WHAT IS BEING ASKED
Go through the listing and return every line with "matplotlib" in it.

>> begin INFORMATION SUPPLIED

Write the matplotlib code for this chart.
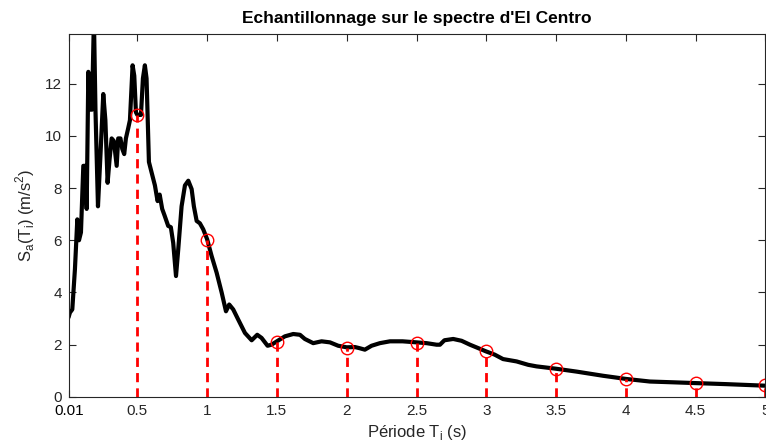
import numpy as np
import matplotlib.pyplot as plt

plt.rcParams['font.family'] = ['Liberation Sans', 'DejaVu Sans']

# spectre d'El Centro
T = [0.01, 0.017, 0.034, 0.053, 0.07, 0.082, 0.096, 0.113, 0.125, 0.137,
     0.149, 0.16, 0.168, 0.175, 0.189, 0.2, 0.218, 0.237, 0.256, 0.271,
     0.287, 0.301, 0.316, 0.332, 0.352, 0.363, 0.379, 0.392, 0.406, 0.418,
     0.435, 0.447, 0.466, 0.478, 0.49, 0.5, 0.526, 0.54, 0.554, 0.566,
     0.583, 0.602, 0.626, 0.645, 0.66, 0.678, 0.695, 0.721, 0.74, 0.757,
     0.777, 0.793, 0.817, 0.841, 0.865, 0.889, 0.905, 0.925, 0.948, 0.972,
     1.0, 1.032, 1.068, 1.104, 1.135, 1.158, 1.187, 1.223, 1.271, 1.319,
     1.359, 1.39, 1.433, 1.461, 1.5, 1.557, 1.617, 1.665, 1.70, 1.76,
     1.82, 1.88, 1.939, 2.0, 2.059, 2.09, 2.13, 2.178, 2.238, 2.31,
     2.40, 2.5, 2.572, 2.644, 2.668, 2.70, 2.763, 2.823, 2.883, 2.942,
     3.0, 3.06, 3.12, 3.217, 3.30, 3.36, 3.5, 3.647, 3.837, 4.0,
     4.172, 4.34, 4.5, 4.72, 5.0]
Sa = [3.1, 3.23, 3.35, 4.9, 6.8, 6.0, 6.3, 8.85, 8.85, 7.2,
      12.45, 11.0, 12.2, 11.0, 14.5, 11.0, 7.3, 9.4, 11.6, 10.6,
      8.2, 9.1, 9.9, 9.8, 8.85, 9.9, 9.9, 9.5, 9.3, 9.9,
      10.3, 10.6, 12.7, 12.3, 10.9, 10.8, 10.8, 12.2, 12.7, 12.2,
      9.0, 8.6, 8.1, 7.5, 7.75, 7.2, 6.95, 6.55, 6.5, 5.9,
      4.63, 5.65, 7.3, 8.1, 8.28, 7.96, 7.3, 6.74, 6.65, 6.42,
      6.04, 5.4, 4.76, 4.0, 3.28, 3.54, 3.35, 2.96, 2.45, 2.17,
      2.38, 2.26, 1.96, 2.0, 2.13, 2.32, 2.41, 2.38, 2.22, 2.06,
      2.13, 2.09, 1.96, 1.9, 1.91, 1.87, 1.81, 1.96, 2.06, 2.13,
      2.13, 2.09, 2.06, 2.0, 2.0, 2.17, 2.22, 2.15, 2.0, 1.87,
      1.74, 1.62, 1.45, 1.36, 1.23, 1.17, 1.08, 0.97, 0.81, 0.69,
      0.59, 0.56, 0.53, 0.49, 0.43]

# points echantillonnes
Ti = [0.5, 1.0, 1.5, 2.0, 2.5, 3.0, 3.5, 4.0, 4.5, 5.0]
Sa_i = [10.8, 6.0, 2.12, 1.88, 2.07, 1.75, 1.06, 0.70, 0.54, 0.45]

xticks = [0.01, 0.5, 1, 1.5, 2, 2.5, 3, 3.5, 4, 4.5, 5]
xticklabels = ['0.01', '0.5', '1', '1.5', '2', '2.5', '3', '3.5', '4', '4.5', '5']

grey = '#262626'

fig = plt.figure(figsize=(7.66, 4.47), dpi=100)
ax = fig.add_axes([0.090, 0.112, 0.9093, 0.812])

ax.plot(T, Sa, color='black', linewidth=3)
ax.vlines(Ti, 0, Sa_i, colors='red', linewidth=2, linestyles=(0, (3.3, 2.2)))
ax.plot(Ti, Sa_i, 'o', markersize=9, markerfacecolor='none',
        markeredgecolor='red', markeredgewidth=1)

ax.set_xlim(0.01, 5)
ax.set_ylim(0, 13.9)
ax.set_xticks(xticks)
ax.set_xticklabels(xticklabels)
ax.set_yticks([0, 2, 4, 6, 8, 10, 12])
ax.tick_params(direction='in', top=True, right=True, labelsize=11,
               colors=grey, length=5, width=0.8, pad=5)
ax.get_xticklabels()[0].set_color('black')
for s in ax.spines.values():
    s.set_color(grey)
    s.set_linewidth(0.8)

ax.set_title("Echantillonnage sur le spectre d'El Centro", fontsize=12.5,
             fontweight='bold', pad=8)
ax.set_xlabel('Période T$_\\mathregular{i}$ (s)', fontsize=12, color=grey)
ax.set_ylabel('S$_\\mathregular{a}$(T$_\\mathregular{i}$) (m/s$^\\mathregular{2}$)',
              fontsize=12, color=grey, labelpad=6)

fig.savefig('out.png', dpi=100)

>> end INFORMATION SUPPLIED

CORRECT OUTPUT
Write the matplotlib code for this chart.
import matplotlib.pyplot as plt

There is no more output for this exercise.